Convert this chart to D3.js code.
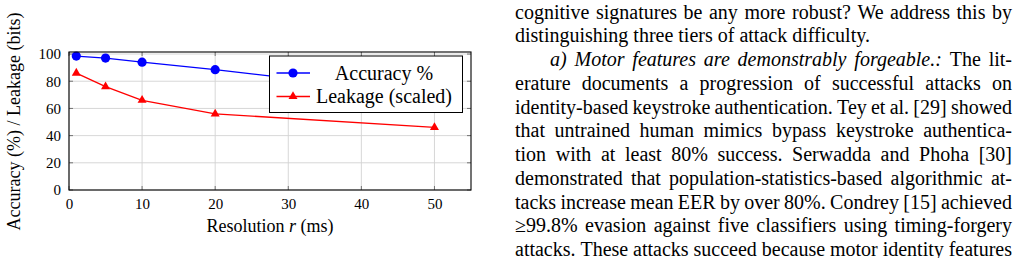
<!DOCTYPE html>
<html><head><meta charset="utf-8">
<script src="https://cdn.jsdelivr.net/npm/d3@7"></script>
<style>
html,body{margin:0;padding:0;background:#fff;}
svg{display:block;}
</style></head>
<body>
<svg id="c" width="1019" height="258"></svg>
<script>
// ---- data ----
const resolution = [1, 5, 10, 20, 50];
const accuracy = [98.5, 97, 94, 88.5, 70];
const leakage = [86, 76, 66, 56, 46];
const xTicks = [0, 10, 20, 30, 40, 50];
const yTicks = [0, 20, 40, 60, 80, 100];
const seriesNames = ["Accuracy %", "Leakage (scaled)"];
const xLabel = "Resolution";
const yLabel = "Accuracy (%) / Leakage (bits)";

const textLines = [
  {parts:[{t:"cognitive signatures be any more robust? We address this by"}], justify:true},
  {parts:[{t:"distinguishing three tiers of attack difficulty."}], justify:false},
  {parts:[{t:"a) Motor features are demonstrably forgeable.:", i:true},{t:"The lit-"}], justify:true, indent:true},
  {parts:[{t:"erature documents a progression of successful attacks on"}], justify:true},
  {parts:[{t:"identity-based keystroke authentication. Tey et al. [29] showed"}], justify:true},
  {parts:[{t:"that untrained human mimics bypass keystroke authentica-"}], justify:true},
  {parts:[{t:"tion with at least 80% success. Serwadda and Phoha [30]"}], justify:true},
  {parts:[{t:"demonstrated that population-statistics-based algorithmic at-"}], justify:true},
  {parts:[{t:"tacks increase mean EER by over 80%. Condrey [15] achieved"}], justify:true},
  {parts:[{t:"≥99.8% evasion against five classifiers using timing-forgery"}], justify:true},
  {parts:[{t:"attacks. These attacks succeed because motor identity features"}], justify:true}
];

const FONT = "Liberation Serif";
const svg = d3.select("#c").style("font-family", FONT);
const W = 69, E = 471, T = 52, B = 190;
const x = d3.scaleLinear().domain([0, 55]).range([W, E]);
const y = d3.scaleLinear().domain([0, 101.5]).range([B, T]);

const g = svg.append("g");
g.selectAll(".gx").data(xTicks).join("line")
  .attr("x1", d => x(d)).attr("x2", d => x(d)).attr("y1", T).attr("y2", B)
  .attr("stroke", "#d2d2d2").attr("stroke-width", 0.9);
g.selectAll(".gy").data(yTicks).join("line")
  .attr("y1", d => y(d)).attr("y2", d => y(d)).attr("x1", W).attr("x2", E)
  .attr("stroke", "#d2d2d2").attr("stroke-width", 0.9);
const tl = 4;
xTicks.forEach(d => {
  g.append("line").attr("x1", x(d)).attr("x2", x(d)).attr("y1", B).attr("y2", B - tl).attr("stroke", "#666").attr("stroke-width", 0.9);
  g.append("line").attr("x1", x(d)).attr("x2", x(d)).attr("y1", T).attr("y2", T + tl).attr("stroke", "#666").attr("stroke-width", 0.9);
});
yTicks.forEach(d => {
  g.append("line").attr("y1", y(d)).attr("y2", y(d)).attr("x1", W).attr("x2", W + tl).attr("stroke", "#666").attr("stroke-width", 0.9);
  g.append("line").attr("y1", y(d)).attr("y2", y(d)).attr("x1", E).attr("x2", E - tl).attr("stroke", "#666").attr("stroke-width", 0.9);
});
const xAxis = d3.axisBottom(x).tickValues(xTicks).tickSize(0).tickPadding(8);
const yAxis = d3.axisLeft(y).tickValues(yTicks).tickSize(0).tickPadding(8);
const gx = g.append("g").attr("transform", `translate(0,${B})`).call(xAxis);
const gy = g.append("g").attr("transform", `translate(${W},0)`).call(yAxis);
[gx, gy].forEach(a => {
  a.attr("font-family", null);
  a.select(".domain").remove();
  a.selectAll("text").style("font-family", FONT).attr("font-size", 15).attr("fill", "#000");
});
gx.selectAll("text").attr("dy", "0.72em");

const line = d3.line().x((d, i) => x(resolution[i])).y(d => y(d));
function tri(r) { const c = r * Math.cos(Math.PI / 6); return `M0,${-r}L${c},${r/2}L${-c},${r/2}Z`; }

g.append("path").datum(accuracy).attr("d", line).attr("fill", "none").attr("stroke", "#0000ff").attr("stroke-width", 1.3);
g.selectAll(".pa").data(accuracy).join("circle")
  .attr("cx", (d, i) => x(resolution[i])).attr("cy", d => y(d)).attr("r", 4.6).attr("fill", "#0000ff");
g.append("path").datum(leakage).attr("d", line).attr("fill", "none").attr("stroke", "#ff0000").attr("stroke-width", 1.3);
g.selectAll(".pl").data(leakage).join("path")
  .attr("transform", (d, i) => `translate(${x(resolution[i])},${y(d)})`).attr("d", tri(5.2)).attr("fill", "#ff0000");

g.append("rect").attr("x", W).attr("y", T).attr("width", E - W).attr("height", B - T)
  .attr("fill", "none").attr("stroke", "#000").attr("stroke-width", 1.1);

const lg = g.append("g");
lg.append("rect").attr("x", 269.5).attr("y", 56).attr("width", 193).attr("height", 56.5)
  .attr("fill", "#fff").attr("stroke", "#000").attr("stroke-width", 1);
const legRows = [{name: seriesNames[0], color: "#0000ff", m: "c", yy: 73},
                 {name: seriesNames[1], color: "#ff0000", m: "t", yy: 96.5}];
legRows.forEach(r => {
  lg.append("line").attr("x1", 276.5).attr("x2", 310).attr("y1", r.yy).attr("y2", r.yy).attr("stroke", r.color).attr("stroke-width", 1.3);
  if (r.m === "c") lg.append("circle").attr("cx", 293).attr("cy", r.yy).attr("r", 4.6).attr("fill", r.color);
  else lg.append("path").attr("transform", `translate(293,${r.yy})`).attr("d", tri(5.2)).attr("fill", r.color);
  lg.append("text").attr("x", 384).attr("y", r.yy).attr("dy", "0.33em").attr("text-anchor", "middle")
    .attr("font-size", 20).text(r.name);
});

const xl = g.append("text").attr("x", (W + E) / 2).attr("y", 232).attr("text-anchor", "middle").attr("font-size", 18);
xl.append("tspan").text(xLabel + " ");
xl.append("tspan").attr("font-style", "italic").text("r");
xl.append("tspan").text(" (ms)");
g.append("text").attr("transform", "translate(20,121.5) rotate(-90)").attr("text-anchor", "middle")
  .attr("font-size", 18).text(yLabel);

const TX0 = 515, TX1 = 1012, FS = 20, LH = 23.75, BL0 = 18.6, IND = 35;
const tg = svg.append("g").attr("font-size", FS).attr("fill", "#000");
const meas = tg.append("text").attr("x", -1000).attr("y", -1000);
function wlen(w, it) { meas.attr("font-style", it ? "italic" : "normal").text(w); return meas.node().getComputedTextLength(); }
const spaceW = wlen("a a") - 2 * wlen("a");
textLines.forEach((ln, li) => {
  const words = [];
  ln.parts.forEach(p => p.t.split(" ").forEach(w => words.push({w, it: !!p.i})));
  words.forEach(o => o.len = wlen(o.w, o.it));
  const x0 = TX0 + (ln.indent ? IND : 0);
  const total = d3.sum(words, o => o.len);
  const gap = ln.justify && words.length > 1 ? (TX1 - x0 - total) / (words.length - 1) : spaceW;
  let cx = x0;
  const by = BL0 + LH * li;
  words.forEach(o => {
    tg.append("text").attr("x", cx).attr("y", by).attr("font-style", o.it ? "italic" : "normal").text(o.w);
    cx += o.len + gap;
  });
});
meas.remove();
</script>
</body></html>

--------------------------------------------------

§ Challenge: Omit the pictures, then repeat exactly each line from the beginning of the listing through the line with "(%) / Leakage".

§ Expected answer:
Convert this chart to D3.js code.
<!DOCTYPE html>
<html><head><meta charset="utf-8">
<script src="https://cdn.jsdelivr.net/npm/d3@7"></script>
<style>
html,body{margin:0;padding:0;background:#fff;}
svg{display:block;}
</style></head>
<body>
<svg id="c" width="1019" height="258"></svg>
<script>
// ---- data ----
const resolution = [1, 5, 10, 20, 50];
const accuracy = [98.5, 97, 94, 88.5, 70];
const leakage = [86, 76, 66, 56, 46];
const xTicks = [0, 10, 20, 30, 40, 50];
const yTicks = [0, 20, 40, 60, 80, 100];
const seriesNames = ["Accuracy %", "Leakage (scaled)"];
const xLabel = "Resolution";
const yLabel = "Accuracy (%) / Leakage (bits)";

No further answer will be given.